• What is required:
Exactly repeat the material, dropping every picture from the copy.

• Source excerpt:
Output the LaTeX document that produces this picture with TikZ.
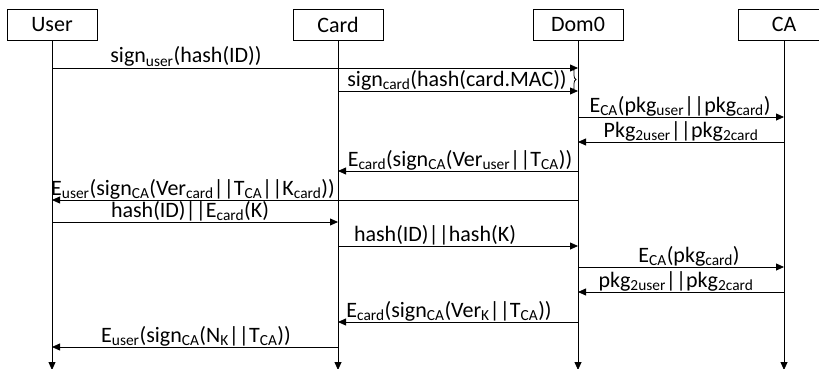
\documentclass[tikz,border=0pt]{standalone}
\usepackage{fontspec}
\setmainfont{Carlito}
\usetikzlibrary{arrows.meta,decorations.pathreplacing}
\newcommand\subt[1]{\textsubscript{#1}}

\begin{document}
\begin{tikzpicture}[x=1pt,y=-1pt,>={Triangle[length=8pt,width=7pt]},line width=0.8pt,
		actor/.style={draw,minimum width=90pt,minimum height=31pt,inner sep=0pt,font=\fontsize{22}{24}\selectfont},
		msg/.style={anchor=base,inner sep=0pt,font=\fontsize{22}{24}\selectfont}]
	\useasboundingbox (0,0) rectangle (819,369);
	\clip (0,0) rectangle (819,369);
	\node[actor] (user) at (52,24.5) {User};
	\node[actor] (card) at (338,24.5) {Card};
	\node[actor] (dom0) at (578,24.5) {Dom0};
	\node[actor,minimum width=92pt] (ca) at (784,24.5) {CA};
	\foreach \n in {user,card,dom0,ca}{
		\draw[->] (\n.south) -- (\n |- 0,370);
	}
	\foreach \y/\a/\b/\lx/\txt [count=\i] in {
		68/user/dom0/186/{sign\subt{user}(hash(ID))},
		91/card/dom0/457/{sign\subt{card}(hash(card.MAC))},
		117/dom0/ca/680/{E\subt{CA}(pkg\subt{user}||pkg\subt{card})},
		142/ca/dom0/681/{Pkg\subt{2user}||pkg\subt{2card}},
		171/dom0/card/460/{E\subt{card}(sign\subt{CA}(Ver\subt{user}||T\subt{CA}))},
		200/dom0/user/193/{E\subt{user}(sign\subt{CA}(Ver\subt{card}||T\subt{CA}||K\subt{card}))},
		222/user/card/190/{hash(ID)||E\subt{card}(K)},
		246/card/dom0/435/{hash(ID)||hash(K)},
		267/dom0/ca/689/{E\subt{CA}(pkg\subt{card})},
		292/ca/dom0/676/{pkg\subt{2user}||pkg\subt{2card}},
		322/dom0/card/449/{E\subt{card}(sign\subt{CA}(Ver\subt{K}||T\subt{CA}))},
		347/card/user/196/{E\subt{user}(sign\subt{CA}(N\subt{K}||T\subt{CA}))}
	}{
		\draw[->] (\a |- 0,\y) -- (\b |- 0,\y);
		\node[msg] (m\i) at (\lx,\y-5) {\txt};
	}
	\draw[decorate,decoration={brace,amplitude=4pt}] (572,67) -- (572,92);
\end{tikzpicture}
\end{document}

• Exercise result:
Output the LaTeX document that produces this picture with TikZ.
\documentclass[tikz,border=0pt]{standalone}
\usepackage{fontspec}
\setmainfont{Carlito}
\usetikzlibrary{arrows.meta,decorations.pathreplacing}
\newcommand\subt[1]{\textsubscript{#1}}

\begin{document}
\begin{tikzpicture}[x=1pt,y=-1pt,>={Triangle[length=8pt,width=7pt]},line width=0.8pt,
		actor/.style={draw,minimum width=90pt,minimum height=31pt,inner sep=0pt,font=\fontsize{22}{24}\selectfont},
		msg/.style={anchor=base,inner sep=0pt,font=\fontsize{22}{24}\selectfont}]
	\useasboundingbox (0,0) rectangle (819,369);
	\clip (0,0) rectangle (819,369);
	\node[actor] (user) at (52,24.5) {User};
	\node[actor] (card) at (338,24.5) {Card};
	\node[actor] (dom0) at (578,24.5) {Dom0};
	\node[actor,minimum width=92pt] (ca) at (784,24.5) {CA};
	\foreach \n in {user,card,dom0,ca}{
		\draw[->] (\n.south) -- (\n |- 0,370);
	}
	\foreach \y/\a/\b/\lx/\txt [count=\i] in {
		68/user/dom0/186/{sign\subt{user}(hash(ID))},
		91/card/dom0/457/{sign\subt{card}(hash(card.MAC))},
		117/dom0/ca/680/{E\subt{CA}(pkg\subt{user}||pkg\subt{card})},
		142/ca/dom0/681/{Pkg\subt{2user}||pkg\subt{2card}},
		171/dom0/card/460/{E\subt{card}(sign\subt{CA}(Ver\subt{user}||T\subt{CA}))},
		200/dom0/user/193/{E\subt{user}(sign\subt{CA}(Ver\subt{card}||T\subt{CA}||K\subt{card}))},
		222/user/card/190/{hash(ID)||E\subt{card}(K)},
		246/card/dom0/435/{hash(ID)||hash(K)},
		267/dom0/ca/689/{E\subt{CA}(pkg\subt{card})},
		292/ca/dom0/676/{pkg\subt{2user}||pkg\subt{2card}},
		322/dom0/card/449/{E\subt{card}(sign\subt{CA}(Ver\subt{K}||T\subt{CA}))},
		347/card/user/196/{E\subt{user}(sign\subt{CA}(N\subt{K}||T\subt{CA}))}
	}{
		\draw[->] (\a |- 0,\y) -- (\b |- 0,\y);
		\node[msg] (m\i) at (\lx,\y-5) {\txt};
	}
	\draw[decorate,decoration={brace,amplitude=4pt}] (572,67) -- (572,92);
\end{tikzpicture}
\end{document}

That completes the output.